In the United States, administration of intramuscular vitamin K at birth to prevent all forms of VKDB has been standard practice since first recommended by the American Academy of Pediatrics in 1961. Without the shot, the incidence of early and classical VKDB ranges from 0.25 percent to 1.7 percent of births and the incidence of late VKDB ranges from 4.4 to 7.2 per 100,000 infants. The relative risk for developing late VKDB has been estimated at 81 times greater among infants who do not receive intramuscular vitamin K than in infants who do receive it.

Early VKBD usually presents in previously healthy appearing infants as unexpected bleeding during the first two weeks of age, usually between the second and fifth day after birth. The bleeding can present as oozing from the umbilical cord area, bleeding from the circumcision site, persistent oozing from puncture sites, gastrointestinal hemorrhage, and/or bleeding into the brain, which can result in significant neurological complications that have a lifelong impact on a child.

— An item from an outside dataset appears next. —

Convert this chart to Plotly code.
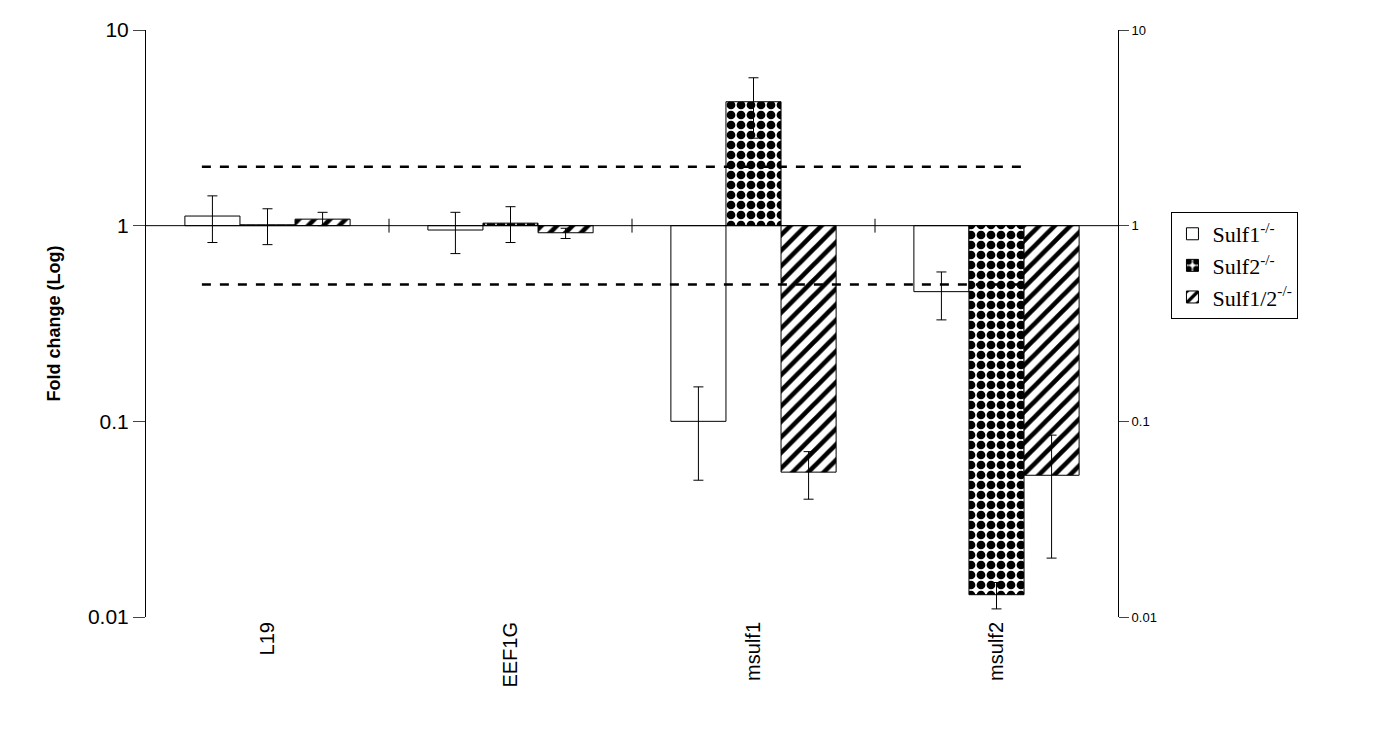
import plotly.graph_objects as go

genes = ["L19", "EEF1G", "msulf1", "msulf2"]
series = ["Sulf1<sup>-/-</sup>", "Sulf2<sup>-/-</sup>", "Sulf1/2<sup>-/-</sup>"]
values = [[1.12, 0.95, 0.10, 0.46],
          [1.01, 1.03, 4.3, 0.013],
          [1.08, 0.92, 0.055, 0.053]]
err_hi = [[1.42, 1.17, 0.15, 0.58],
          [1.22, 1.25, 5.7, 0.015],
          [1.17, 0.97, 0.07, 0.085]]
err_lo = [[0.82, 0.72, 0.05, 0.33],
          [0.80, 0.82, 2.8, 0.011],
          [1.00, 0.86, 0.04, 0.02]]
patterns = ["", ".", "/"]
thresholds = [2, 0.5]

fig = go.Figure()
for i, name in enumerate(series):
    v = values[i]
    pat = dict(shape=patterns[i], fgcolor="black", bgcolor="white", fgopacity=1)
    if patterns[i] == ".":
        pat.update(size=10, solidity=0.6)
    elif patterns[i] == "/":
        pat.update(size=11, solidity=0.42)
    fig.add_trace(go.Bar(
        x=genes, y=[val - 1 for val in v], base=1, name=name,
        marker=dict(color="white", line=dict(color="black", width=1), pattern=pat),
        error_y=dict(type="data", symmetric=False,
                     array=[h - val for h, val in zip(err_hi[i], v)],
                     arrayminus=[val - l for l, val in zip(err_lo[i], v)],
                     color="black", thickness=1, width=5),
    ))
fig.add_trace(go.Scatter(x=genes, y=[1]*4, yaxis="y2", mode="markers",
                         marker=dict(opacity=0), showlegend=False, hoverinfo="skip"))

shapes = []
for t in thresholds:
    shapes.append(dict(type="line", xref="x", yref="y", x0=-0.27, x1=3.12, y0=t, y1=t,
                       line=dict(color="black", width=2.5, dash="dash")))
shapes.append(dict(type="line", xref="paper", yref="y", x0=0, x1=1, y0=1, y1=1,
                   line=dict(color="black", width=1)))
for b in [0.5, 1.5, 2.5]:
    shapes.append(dict(type="line", xref="x", yref="y", x0=b, x1=b, y0=1/1.085, y1=1.085,
                       line=dict(color="black", width=1)))

fig.update_layout(
    width=1381, height=731, plot_bgcolor="white", paper_bgcolor="white",
    font=dict(family="Liberation Sans, Arial", color="black"),
    margin=dict(l=138, r=271, t=10, b=122),
    barmode="group", bargap=0.32, bargroupgap=0,
    shapes=shapes,
    xaxis=dict(showline=False, ticks="", tickangle=-90, tickfont=dict(size=20),
               range=[-0.5, 3.5]),
    yaxis=dict(type="log", range=[-2, 1], showline=True, linecolor="black",
               ticks="outside", ticklen=12, tickvals=[0.01, 0.1, 1, 10],
               ticktext=["0.01", "0.1", "1", "10"], tickfont=dict(size=21),
               showgrid=False, zeroline=False,
               title=dict(text="<b>Fold change (Log)</b>", font=dict(size=18), standoff=22)),
    yaxis2=dict(type="log", range=[-2, 1], overlaying="y", side="right",
                showline=True, linecolor="black", ticks="outside", ticklen=10,
                tickvals=[0.01, 0.1, 1, 10], ticktext=["0.01", "0.1", "1", "10"],
                tickfont=dict(size=13), showgrid=False),
    legend=dict(x=1.055, y=0.69, xanchor="left", yanchor="top",
                bordercolor="black", borderwidth=1,
                font=dict(family="Liberation Serif, Times New Roman", size=22),
                tracegroupgap=10),
)
fig.write_html("out.html")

Late VKDB is an indication of severe vitamin K deficiency and presents as unexpected bleeding, including brain bleeds in infants 2-12 weeks of age. Complications of late VKDB may be severe, including death. It classically presents in exclusively breastfed infants who received either no or inadequate neonatal vitamin K. It can also present in infants with intestinal malabosorption defects.

The myths
One myth about vitamin-k injections is that they are linked to leukemia, but studies show absolutely no relationship between getting vitamin K as a baby and an increased risk of leukemia. Another myth is that the vitamin K injection increases the risk of jaundice – which is inaccurate. Jaundice associated with vitamin K has been observed only in high risk babies (such as premature babies) in doses 30-60 times higher than the dose we give.

Some parents also argue that injections cause babies pain, but this pain is very brief and the benefits of the injection are very much worth a short period of discomfort. Parents are encouraged to mitigate this brief uncomfortable experience by holding baby skin to skin before and after the injection or allowing the baby to breastfeed before, during and/or after getting the injection.

In the not so distant past, infants and children had high rates of dying early in life. During the 20th century alone, the infant mortality rate declined greater than 90 percent and the maternal mortality rate declined 99 percent! Much of this is due to advancements in modern medicine. While it might seem nice to do things completely naturally, modern medicine has saved the lives of countless mothers and babies.